◆ Provided material:
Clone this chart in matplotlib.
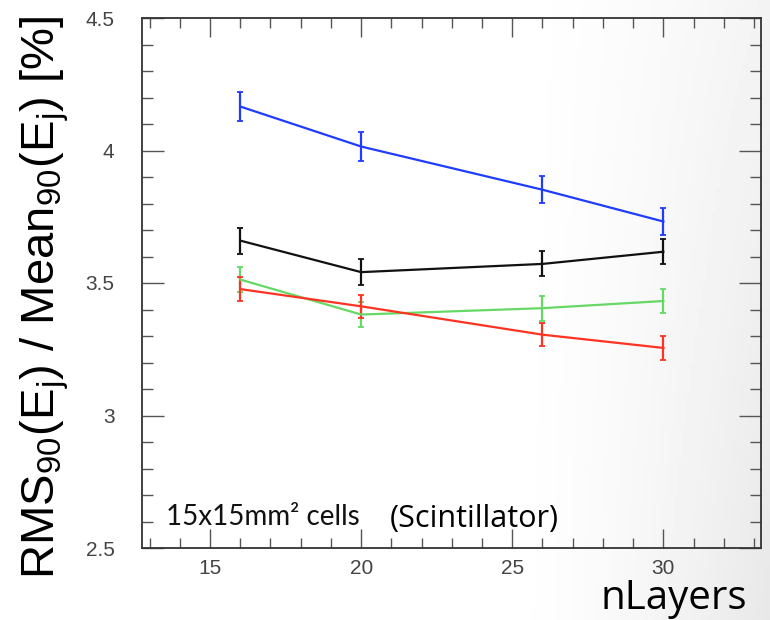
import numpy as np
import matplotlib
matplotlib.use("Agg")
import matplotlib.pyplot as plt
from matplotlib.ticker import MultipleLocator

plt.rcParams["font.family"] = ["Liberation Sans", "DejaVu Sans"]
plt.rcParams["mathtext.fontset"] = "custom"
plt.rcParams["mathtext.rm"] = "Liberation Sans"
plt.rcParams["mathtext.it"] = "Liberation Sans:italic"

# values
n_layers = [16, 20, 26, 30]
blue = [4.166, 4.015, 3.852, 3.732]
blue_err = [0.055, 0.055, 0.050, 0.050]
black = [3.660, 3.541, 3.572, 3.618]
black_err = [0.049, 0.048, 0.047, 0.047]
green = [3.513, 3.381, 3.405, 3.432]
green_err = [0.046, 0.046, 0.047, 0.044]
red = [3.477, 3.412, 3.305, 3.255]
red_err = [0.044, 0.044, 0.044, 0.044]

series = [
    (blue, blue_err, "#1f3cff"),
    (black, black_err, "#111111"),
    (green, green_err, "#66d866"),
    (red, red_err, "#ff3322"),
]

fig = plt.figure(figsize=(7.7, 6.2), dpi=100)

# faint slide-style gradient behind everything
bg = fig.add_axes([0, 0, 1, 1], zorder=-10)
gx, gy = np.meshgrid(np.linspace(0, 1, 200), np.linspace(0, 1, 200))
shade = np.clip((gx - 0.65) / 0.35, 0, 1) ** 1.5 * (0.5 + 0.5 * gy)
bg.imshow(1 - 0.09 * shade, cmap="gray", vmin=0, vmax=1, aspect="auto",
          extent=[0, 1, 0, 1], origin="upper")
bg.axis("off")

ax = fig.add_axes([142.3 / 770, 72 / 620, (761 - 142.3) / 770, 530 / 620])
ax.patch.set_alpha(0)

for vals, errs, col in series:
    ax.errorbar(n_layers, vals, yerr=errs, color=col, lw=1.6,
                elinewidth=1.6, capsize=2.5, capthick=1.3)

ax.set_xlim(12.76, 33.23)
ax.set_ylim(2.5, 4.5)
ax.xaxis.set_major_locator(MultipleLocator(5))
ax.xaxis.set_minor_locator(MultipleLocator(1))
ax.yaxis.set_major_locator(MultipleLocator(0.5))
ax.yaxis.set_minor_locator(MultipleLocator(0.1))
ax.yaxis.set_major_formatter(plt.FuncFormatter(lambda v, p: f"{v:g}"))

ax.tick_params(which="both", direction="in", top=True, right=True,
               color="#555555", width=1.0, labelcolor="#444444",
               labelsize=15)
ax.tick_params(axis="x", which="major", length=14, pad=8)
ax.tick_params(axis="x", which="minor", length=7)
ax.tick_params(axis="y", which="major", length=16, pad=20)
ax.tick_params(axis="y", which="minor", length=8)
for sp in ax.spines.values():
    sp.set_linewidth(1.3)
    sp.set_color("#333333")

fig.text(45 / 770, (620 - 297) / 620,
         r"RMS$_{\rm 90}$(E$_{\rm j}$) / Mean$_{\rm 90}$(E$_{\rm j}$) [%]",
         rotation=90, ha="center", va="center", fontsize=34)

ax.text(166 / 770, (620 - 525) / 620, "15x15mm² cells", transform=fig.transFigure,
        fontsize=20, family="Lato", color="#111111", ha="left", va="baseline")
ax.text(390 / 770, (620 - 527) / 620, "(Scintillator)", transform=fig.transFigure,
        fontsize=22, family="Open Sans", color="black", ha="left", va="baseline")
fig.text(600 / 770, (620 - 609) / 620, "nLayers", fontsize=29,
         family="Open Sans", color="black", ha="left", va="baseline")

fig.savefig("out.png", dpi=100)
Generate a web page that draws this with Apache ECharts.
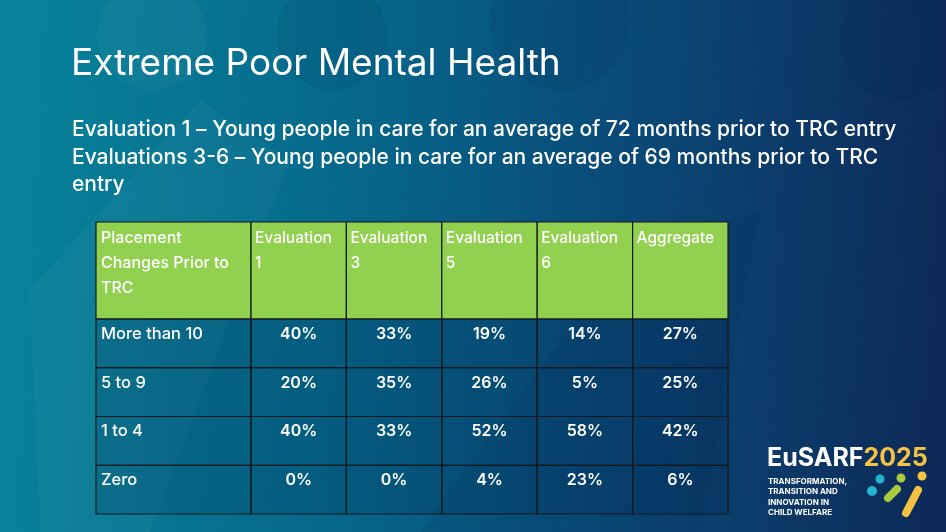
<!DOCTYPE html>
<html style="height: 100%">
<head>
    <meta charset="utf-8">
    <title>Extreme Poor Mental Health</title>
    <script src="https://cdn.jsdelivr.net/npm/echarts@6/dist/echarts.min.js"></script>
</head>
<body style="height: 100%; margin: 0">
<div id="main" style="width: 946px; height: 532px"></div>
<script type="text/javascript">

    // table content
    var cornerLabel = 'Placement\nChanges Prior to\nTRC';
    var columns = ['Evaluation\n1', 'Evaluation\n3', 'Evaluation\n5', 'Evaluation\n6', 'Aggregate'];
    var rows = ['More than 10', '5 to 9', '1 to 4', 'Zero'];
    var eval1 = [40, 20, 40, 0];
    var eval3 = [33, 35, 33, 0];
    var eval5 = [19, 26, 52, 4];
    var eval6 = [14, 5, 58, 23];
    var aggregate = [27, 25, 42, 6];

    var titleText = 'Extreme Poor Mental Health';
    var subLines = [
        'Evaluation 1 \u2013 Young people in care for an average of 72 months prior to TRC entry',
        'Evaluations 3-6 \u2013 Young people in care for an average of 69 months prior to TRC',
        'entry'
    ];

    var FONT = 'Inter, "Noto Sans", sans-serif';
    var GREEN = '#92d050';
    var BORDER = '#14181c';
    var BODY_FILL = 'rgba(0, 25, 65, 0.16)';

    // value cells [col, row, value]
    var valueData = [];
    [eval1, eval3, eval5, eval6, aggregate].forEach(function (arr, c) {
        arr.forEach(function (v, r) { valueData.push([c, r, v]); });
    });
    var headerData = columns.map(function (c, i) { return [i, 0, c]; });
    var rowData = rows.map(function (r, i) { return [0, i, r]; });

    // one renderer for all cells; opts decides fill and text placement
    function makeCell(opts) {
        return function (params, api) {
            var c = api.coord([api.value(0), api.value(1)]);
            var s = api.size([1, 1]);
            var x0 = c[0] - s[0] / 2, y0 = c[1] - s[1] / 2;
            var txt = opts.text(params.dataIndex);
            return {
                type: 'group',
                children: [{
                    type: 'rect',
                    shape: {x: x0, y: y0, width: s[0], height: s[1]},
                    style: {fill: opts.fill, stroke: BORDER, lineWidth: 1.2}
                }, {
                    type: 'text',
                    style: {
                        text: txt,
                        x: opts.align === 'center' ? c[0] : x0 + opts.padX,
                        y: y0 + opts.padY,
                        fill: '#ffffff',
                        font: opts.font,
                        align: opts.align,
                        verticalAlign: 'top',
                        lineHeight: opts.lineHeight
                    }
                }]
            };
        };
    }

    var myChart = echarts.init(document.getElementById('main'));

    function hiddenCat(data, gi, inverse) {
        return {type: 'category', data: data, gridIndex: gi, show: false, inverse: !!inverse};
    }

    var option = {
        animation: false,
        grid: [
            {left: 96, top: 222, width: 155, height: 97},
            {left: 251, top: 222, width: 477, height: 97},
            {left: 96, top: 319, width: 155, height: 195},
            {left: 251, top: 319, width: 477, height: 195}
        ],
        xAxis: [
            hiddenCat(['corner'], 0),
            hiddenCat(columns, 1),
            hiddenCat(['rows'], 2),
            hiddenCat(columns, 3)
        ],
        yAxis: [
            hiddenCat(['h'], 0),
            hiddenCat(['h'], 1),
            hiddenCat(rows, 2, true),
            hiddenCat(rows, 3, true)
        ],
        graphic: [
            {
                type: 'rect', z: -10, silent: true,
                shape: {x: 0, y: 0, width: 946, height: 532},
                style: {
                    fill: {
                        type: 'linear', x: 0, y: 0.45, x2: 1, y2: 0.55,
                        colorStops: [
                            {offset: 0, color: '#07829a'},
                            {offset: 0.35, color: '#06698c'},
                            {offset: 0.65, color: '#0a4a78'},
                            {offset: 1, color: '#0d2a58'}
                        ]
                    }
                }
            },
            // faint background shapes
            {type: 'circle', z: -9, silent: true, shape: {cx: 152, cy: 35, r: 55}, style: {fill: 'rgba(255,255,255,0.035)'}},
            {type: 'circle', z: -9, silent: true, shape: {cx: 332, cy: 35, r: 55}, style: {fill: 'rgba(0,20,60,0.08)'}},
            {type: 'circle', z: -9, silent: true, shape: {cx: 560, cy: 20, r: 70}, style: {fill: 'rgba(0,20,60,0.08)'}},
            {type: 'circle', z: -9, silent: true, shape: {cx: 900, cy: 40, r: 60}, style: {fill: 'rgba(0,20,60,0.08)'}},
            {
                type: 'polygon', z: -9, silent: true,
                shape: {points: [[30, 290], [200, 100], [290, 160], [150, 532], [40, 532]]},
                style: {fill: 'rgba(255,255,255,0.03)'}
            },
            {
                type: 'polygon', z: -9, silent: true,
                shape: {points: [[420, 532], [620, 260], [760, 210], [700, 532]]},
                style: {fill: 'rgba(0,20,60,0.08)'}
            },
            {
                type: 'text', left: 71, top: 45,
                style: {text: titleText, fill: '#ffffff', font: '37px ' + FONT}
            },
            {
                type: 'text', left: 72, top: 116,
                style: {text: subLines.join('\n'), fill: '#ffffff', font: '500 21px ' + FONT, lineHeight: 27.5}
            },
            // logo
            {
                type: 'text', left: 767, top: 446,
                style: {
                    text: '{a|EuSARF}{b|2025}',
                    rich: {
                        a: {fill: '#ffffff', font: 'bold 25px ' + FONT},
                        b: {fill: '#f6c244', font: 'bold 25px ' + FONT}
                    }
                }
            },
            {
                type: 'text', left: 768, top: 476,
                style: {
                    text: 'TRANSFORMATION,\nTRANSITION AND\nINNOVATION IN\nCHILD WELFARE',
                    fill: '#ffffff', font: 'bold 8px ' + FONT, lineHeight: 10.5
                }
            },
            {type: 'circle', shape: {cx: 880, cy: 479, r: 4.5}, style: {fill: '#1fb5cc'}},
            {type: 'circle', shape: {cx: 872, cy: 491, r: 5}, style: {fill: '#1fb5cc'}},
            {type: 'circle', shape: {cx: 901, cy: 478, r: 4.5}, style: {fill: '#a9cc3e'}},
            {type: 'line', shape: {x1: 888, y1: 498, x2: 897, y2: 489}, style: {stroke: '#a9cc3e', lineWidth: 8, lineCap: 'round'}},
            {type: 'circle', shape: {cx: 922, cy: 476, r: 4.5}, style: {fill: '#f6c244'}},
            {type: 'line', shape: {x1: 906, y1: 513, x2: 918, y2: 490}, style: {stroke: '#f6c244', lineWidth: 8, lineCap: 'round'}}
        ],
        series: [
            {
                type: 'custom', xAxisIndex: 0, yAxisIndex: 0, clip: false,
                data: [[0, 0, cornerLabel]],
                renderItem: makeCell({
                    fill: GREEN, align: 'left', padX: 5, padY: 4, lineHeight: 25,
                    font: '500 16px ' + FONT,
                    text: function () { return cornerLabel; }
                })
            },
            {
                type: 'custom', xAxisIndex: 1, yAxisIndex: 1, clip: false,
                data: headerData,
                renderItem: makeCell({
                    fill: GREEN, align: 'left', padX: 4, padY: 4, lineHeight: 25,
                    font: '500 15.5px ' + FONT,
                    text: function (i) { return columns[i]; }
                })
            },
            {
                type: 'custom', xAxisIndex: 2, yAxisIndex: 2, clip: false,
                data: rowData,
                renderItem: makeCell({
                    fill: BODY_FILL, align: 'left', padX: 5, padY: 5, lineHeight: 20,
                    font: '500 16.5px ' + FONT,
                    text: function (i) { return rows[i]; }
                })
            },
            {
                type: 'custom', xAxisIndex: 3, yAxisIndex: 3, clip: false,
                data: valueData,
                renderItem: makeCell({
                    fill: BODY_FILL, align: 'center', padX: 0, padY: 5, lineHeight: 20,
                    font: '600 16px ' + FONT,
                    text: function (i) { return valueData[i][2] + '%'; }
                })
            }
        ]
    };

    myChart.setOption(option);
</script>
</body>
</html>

◆ Requirement:
From the records above, copy exactly the stretch from the line holding "Generate a web" through the line holding "var aggregate = [27, 25, 42, 6];", both ends included, without the pictures.

◆ Result of the task:
Generate a web page that draws this with Apache ECharts.
<!DOCTYPE html>
<html style="height: 100%">
<head>
    <meta charset="utf-8">
    <title>Extreme Poor Mental Health</title>
    <script src="https://cdn.jsdelivr.net/npm/echarts@6/dist/echarts.min.js"></script>
</head>
<body style="height: 100%; margin: 0">
<div id="main" style="width: 946px; height: 532px"></div>
<script type="text/javascript">

    // table content
    var cornerLabel = 'Placement\nChanges Prior to\nTRC';
    var columns = ['Evaluation\n1', 'Evaluation\n3', 'Evaluation\n5', 'Evaluation\n6', 'Aggregate'];
    var rows = ['More than 10', '5 to 9', '1 to 4', 'Zero'];
    var eval1 = [40, 20, 40, 0];
    var eval3 = [33, 35, 33, 0];
    var eval5 = [19, 26, 52, 4];
    var eval6 = [14, 5, 58, 23];
    var aggregate = [27, 25, 42, 6];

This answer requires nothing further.